When Republicans booed Biden’s comments, he ad libbed, “As we all apparently agree, Social Security and Medicare is off the books now, right?”

As a result of Social Security and Medicare cuts being taken off the table during the debt ceiling negotiations, White House concessions to House Republicans were confined to caps on discretionary spending for the next two years, some cuts to IRS funding, and new work requirements for food stamps.

Republican hard-liners have railed against the deal, which would suspend the debt limit through January 2025, after which it would raise the cap by one percent, saying it did not make enough cuts.

“No. Republican. Should. Support. This,” Rep. Chip Roy, a Texas Republican leading the opposition to the deal, tweeted on Tuesday.
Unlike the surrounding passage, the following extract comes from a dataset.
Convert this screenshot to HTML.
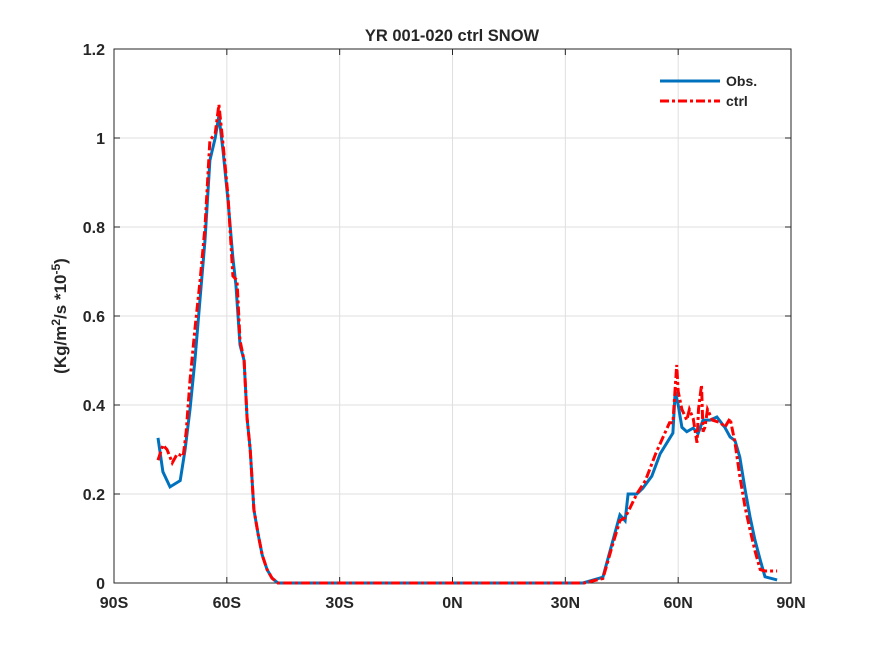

Combined, Social Security and Medicare account for nearly one-third of the federal budget, according to data from the Treasury Department.

But cutting funding to the programs, which provide retirement, survivor, disability and health care benefits to Americans, is deeply unpopular among voters.

An Associated Press poll published in April found 79 percent of voters oppose cutting Social Security benefits or raising the eligibility age, while 70 percent oppose raising the Medicare eligibility age from 65 to 67.

A Fox News poll from March found that 71 percent of voters thought it was more important to keep the Social Security and Medicare programs funded at current levels than to reduce the deficit.

Democrats have applauded Biden for the deal he negotiated.

“I commend President Biden for his leadership in fending off devastating cuts and protecting Social Security, Medicare, and Medicaid,” Rep. Kevin Mullin (D-CA) tweeted early Thursday morning.

Reprinted with permission from American Independent.